Most are programmed to use much less salt than 15 lbs/cuft of resin so.. you don't get the maximum K of capacity meaning not all the resin is regenerated, just the amount of capacity you use based on the hardness and number of people using water on a daily basis. IF you have used more capacity than the softener has been programmed for, yuo get hard water through the softener.
Example... you have a 1 cuft (32K as they are called although you don't get more than 30K/cuft) and it is programmed for 6 lbs of salt per cuft which regenerates 20K, leaving 10K of the original K of capacity still in the resin/softener.
So some day you use more than 20K of capacity by say 3K. Only 20K is regenerated the next regen, leaving 7K.
Now do that overuse a number of times (like your drip irrigation) and you use up the 'extra' K of new resin capacity and then your 6 lbs can't regenerate the 20K the softener uses between regenerations based on metered gallons, and you get hard water through the softener and start looking for why that is.... and find nothing wrong with the softener's operation.

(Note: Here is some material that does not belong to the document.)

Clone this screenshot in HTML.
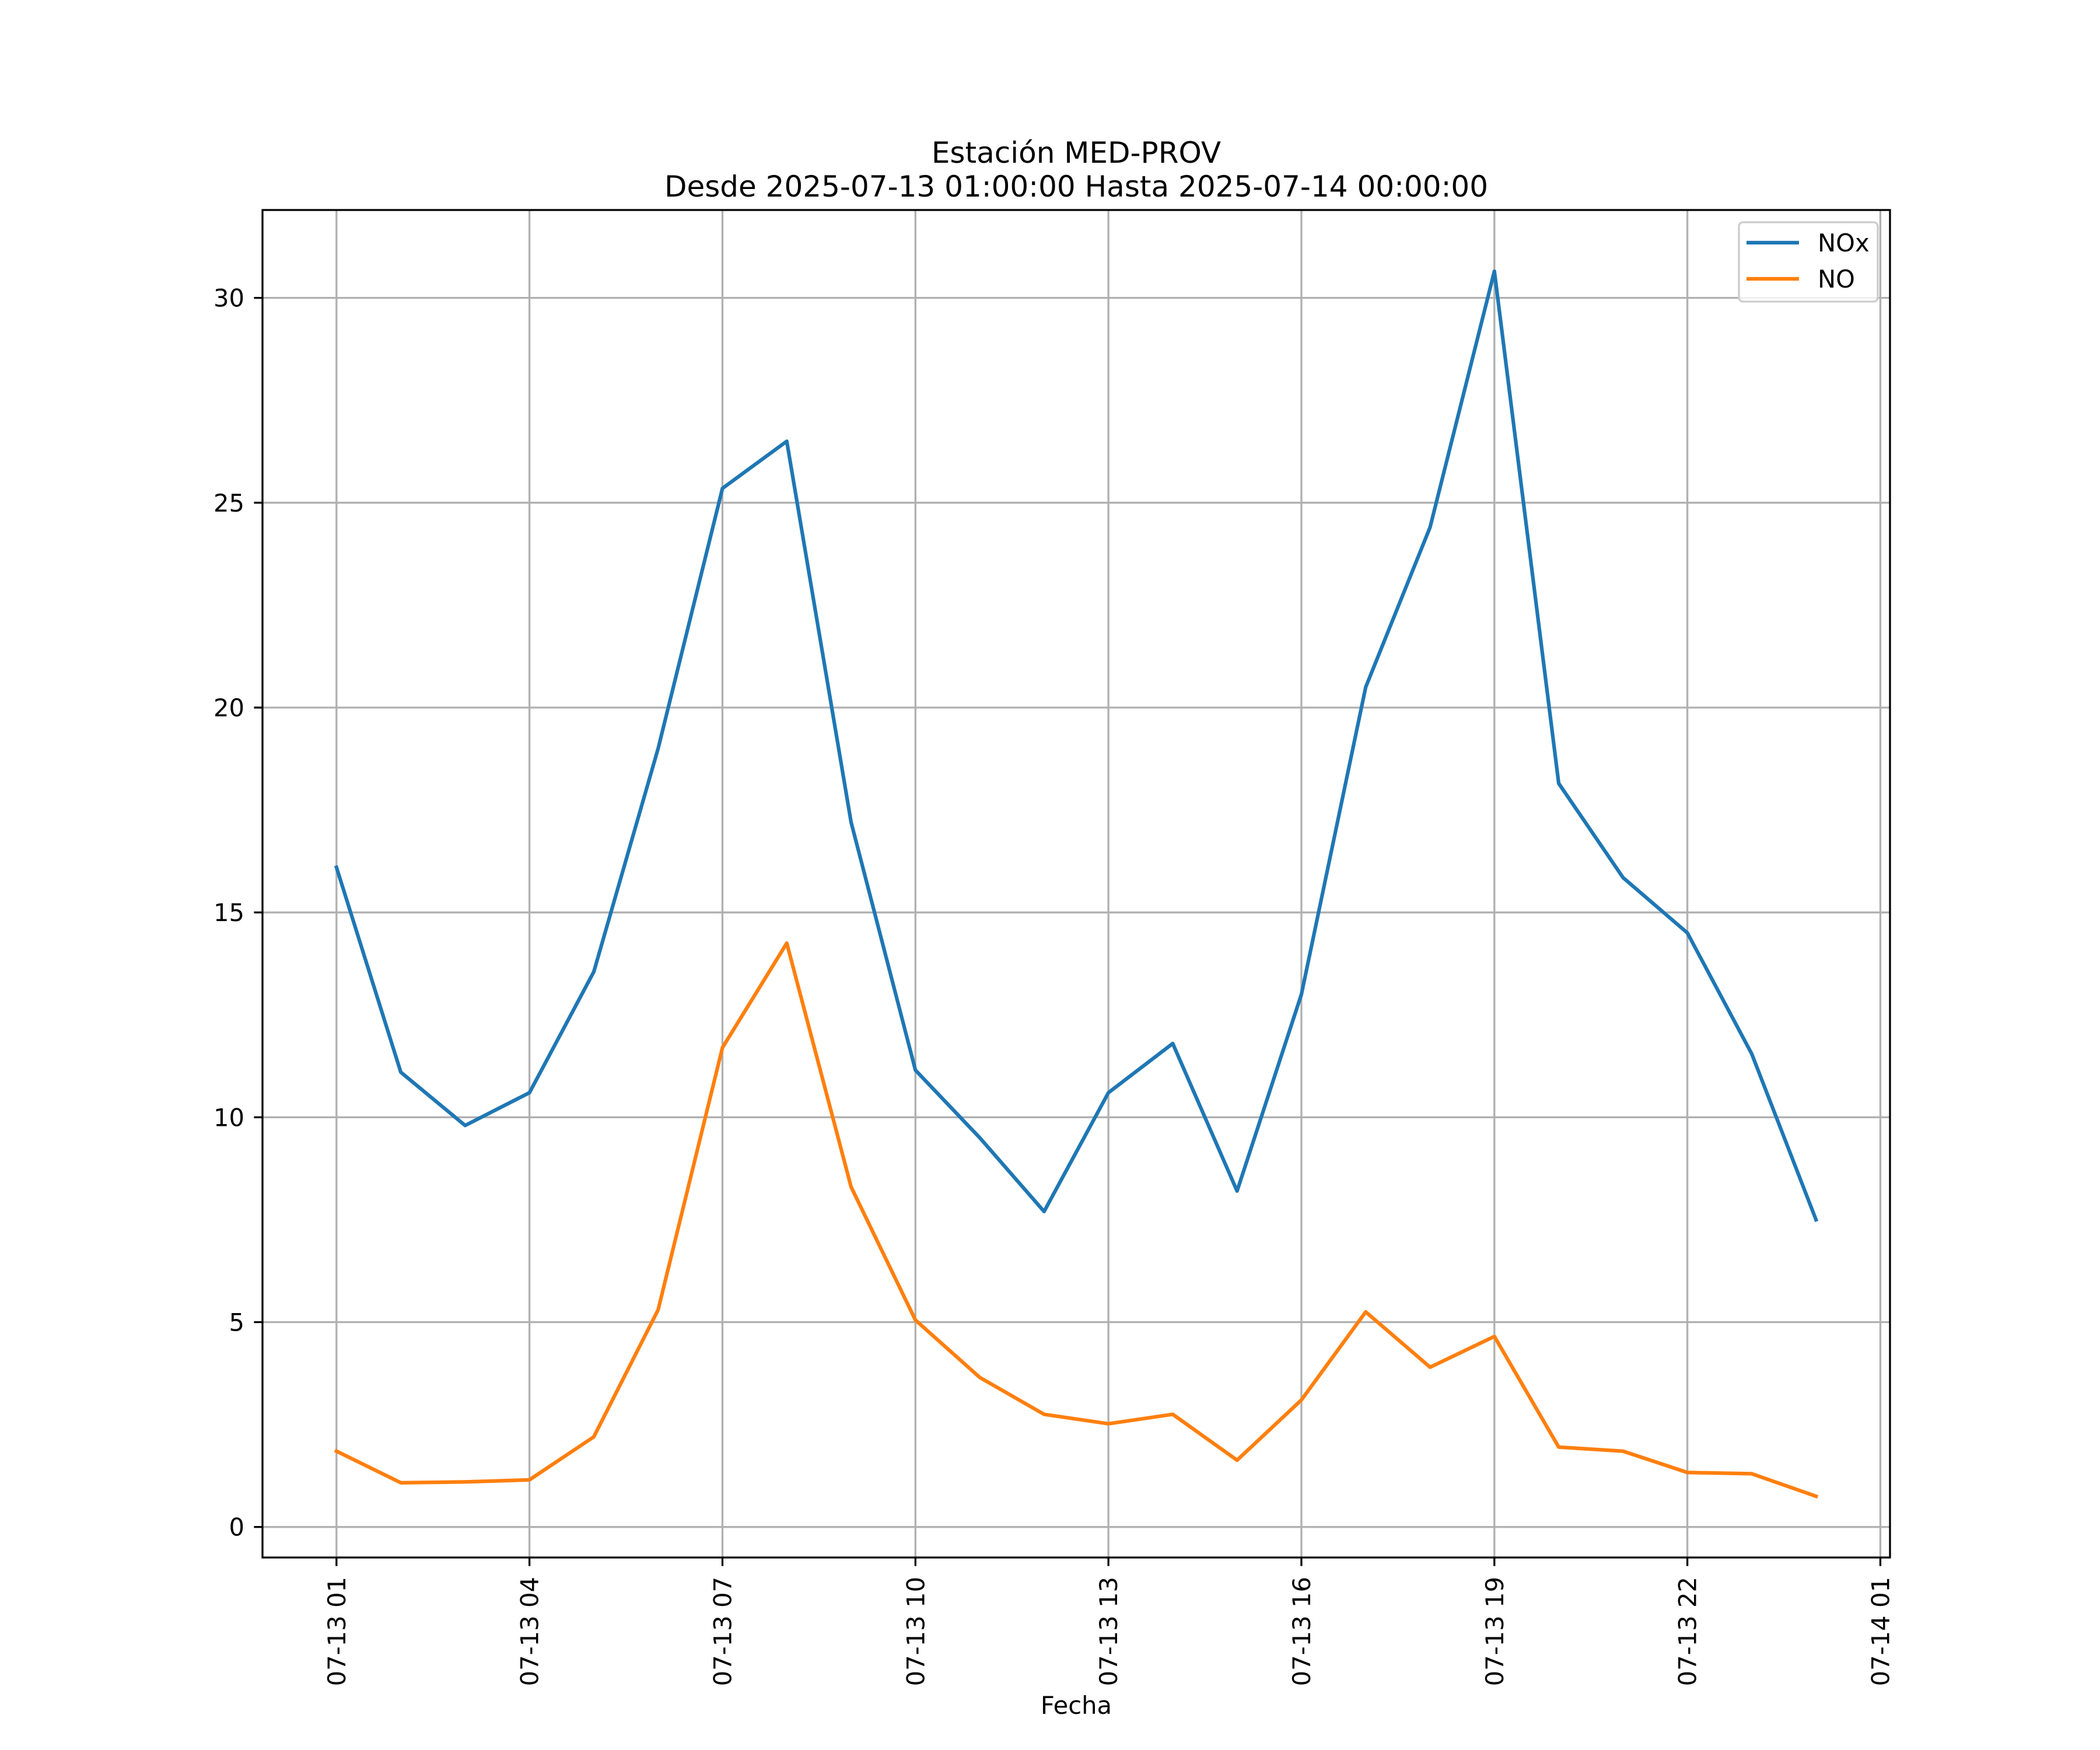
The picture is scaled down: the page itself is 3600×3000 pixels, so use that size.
<!DOCTYPE html>
<html><head><meta charset="utf-8"><style>html,body{margin:0;padding:0;background:#fff}svg{display:block}text{font-family:"DejaVu Sans","Liberation Sans",sans-serif;fill:#000}</style></head>
<body>
<svg id="chart" width="3600" height="3000" viewBox="0 0 3600 3000" xmlns="http://www.w3.org/2000/svg">
<rect width="3600" height="3000" fill="#fff"/>
<text x="1845" y="279" font-size="50" text-anchor="middle">Estación MED-PROV</text>
<text x="1845" y="337" font-size="50" text-anchor="middle">Desde 2025-07-13 01:00:00 Hasta 2025-07-14 00:00:00</text>
<g id="grid"></g>
<g id="series"></g>
<rect x="450" y="360" width="2790" height="2310" fill="none" stroke="#000" stroke-width="3.3"/>
<g id="ticks"></g>
<text x="1845" y="2938" font-size="41.7" text-anchor="middle">Fecha</text>
<g>
<rect x="2981" y="381" width="238" height="136" rx="7" fill="#fff" fill-opacity="0.8" stroke="#ccc" stroke-width="3.3"/>
<line x1="2994" y1="416" x2="3084" y2="416" stroke="#1f77b4" stroke-width="6.25"/>
<text x="3116" y="431" font-size="41.7">NOx</text>
<line x1="2994" y1="478" x2="3084" y2="478" stroke="#ff7f0e" stroke-width="6.25"/>
<text x="3116" y="493" font-size="41.7">NO</text>
</g>
</svg>
<script>
const hours = [0,1,2,3,4,5,6,7,8,9,10,11,12,13,14,15,16,17,18,19,20,21,22,23];
const noxValues = [16.1,11.1,9.8,10.6,13.55,19.0,25.35,26.5,17.2,11.15,9.5,7.7,10.6,11.8,8.2,13.0,20.5,24.4,30.65,18.15,15.85,14.5,11.55,7.5];
const noValues = [1.85,1.08,1.1,1.15,2.2,5.3,11.7,14.25,8.3,5.05,3.65,2.75,2.52,2.75,1.63,3.1,5.25,3.9,4.65,1.95,1.85,1.33,1.3,0.75];
const yTicks = [0,5,10,15,20,25,30];
const xTickHours = [0,3,6,9,12,15,18,21,24];
const xTickLabels = ["07-13 01","07-13 04","07-13 07","07-13 10","07-13 13","07-13 16","07-13 19","07-13 22","07-14 01"];

const NS = "http://www.w3.org/2000/svg";
const L=450,R=3240,T=360,B=2670;
const allV = noxValues.concat(noValues);
const vmin=Math.min(...allV), vmax=Math.max(...allV), vm=(vmax-vmin)*0.05;
const y0=vmin-vm, y1=vmax+vm;
const hmin=Math.min(...hours), hmax=Math.max(...hours), hm=(hmax-hmin)*0.05;
const x0=hmin-hm, x1=hmax+hm;
const sx=h=>L+(h-x0)/(x1-x0)*(R-L);
const sy=v=>B-(v-y0)/(y1-y0)*(B-T);
function mk(tag,attrs,parent){const e=document.createElementNS(NS,tag);for(const k in attrs)e.setAttribute(k,attrs[k]);parent.appendChild(e);return e;}
const grid=document.getElementById('grid'), ticks=document.getElementById('ticks'), series=document.getElementById('series');
yTicks.forEach(v=>{
  const y=sy(v);
  const g=mk('line',{x1:L,x2:R,y1:y,y2:y,stroke:'#b0b0b0','stroke-width':3.3},grid);
  
  
  const t=mk('line',{x1:L-14.6,x2:L,y1:y,y2:y,stroke:'#000','stroke-width':3.3},ticks);
  
  
  const lb=mk('text',{x:419,y:y+15,'font-size':41.7,'text-anchor':'end'},ticks);
  lb.textContent=String(v);
  
  
});
xTickHours.forEach((h,i)=>{
  const x=sx(h);
  const g=mk('line',{x1:x,x2:x,y1:T,y2:B,stroke:'#b0b0b0','stroke-width':3.3},grid);
  
  
  const t=mk('line',{x1:x,x2:x,y1:B,y2:B+14.6,stroke:'#000','stroke-width':3.3},ticks);
  
  
  const lb=mk('text',{x:0,y:0,'font-size':41.7,'text-anchor':'end',transform:`translate(${x+15},2703) rotate(-90)`},ticks);
  lb.textContent=xTickLabels[i];
  
  
});
function line(vals,color,name){
  const p=mk('polyline',{points:hours.map((h,i)=>sx(h)+','+sy(vals[i])).join(' '),fill:'none',stroke:color,'stroke-width':6.25,'stroke-linejoin':'round','stroke-linecap':'square'},series);
  
  
}
line(noxValues,'#1f77b4','nox-line');
line(noValues,'#ff7f0e','no-line');
</script>
</body></html>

To cure that situation you need to change the salt dose to 15lbs and do 2 manual regenerations one right after the other with no water use during or between the two so you regenerate all the resin back to 30K/cuft. Then change the salt dose back to the 6lbs or whatever is was originally and don't run irrigation water through the softener anymore.
You use potassium chloride and should increase the salt dose by 12-30% to equal the capacity that that much less sodium chloride would require for the same K of capacity. Or, my suggestion is to switch to salt and save some money over buying expensive potassium chloride.
OK, I'm still trying to figure this out.
I read the manual again and the only salt adjustable setting is the salt efficiency setting and it's either on or off. Default is on which says "at least 4k grains of hardness are removed per pound of salt.
My softener is a 39k grain system so wouldn't each regeneration regenerate the whole 39k grains of hardness and use about 10 pounds of salt ?
I understand your math about using 6 pounds of salt to regenerate and using more water than usual and the water gets hard.
Besides the salt efficiency setting on or off I don't see any way to adjust how much salt is used to regenerate.
My raw water hardness is 12gpg so I set the hardness to 12 (no iron in the water) then add 30% for potassium so I set hardness to 15.5.
Then set the salt level to whatever the level is in the tank from 1-8. Current level 5 so I set the salt lever to 5.
And you said not all the resin is regenerated, just the amount of capacity used based on hardness and daily usage.
I thought a regeneration fully cleans all the resin and makes all of them new again ready to make the water soft.
You said to fix it change the salt dosage to 15lbs and do two regenerations then reset to 6 lbs.
Since I have no salt usage adjustment (only salt efficiency on/off) then wouldn't a regeneration take about 10lbs of salt no matter what ?
Then by how many gallons run through the softener the computer knows when to regenerate and clean the entire 1 cubic foot of resin that's in the tank then the process starts all over again ?
I'm sorry if I still am not understanding how a softener works.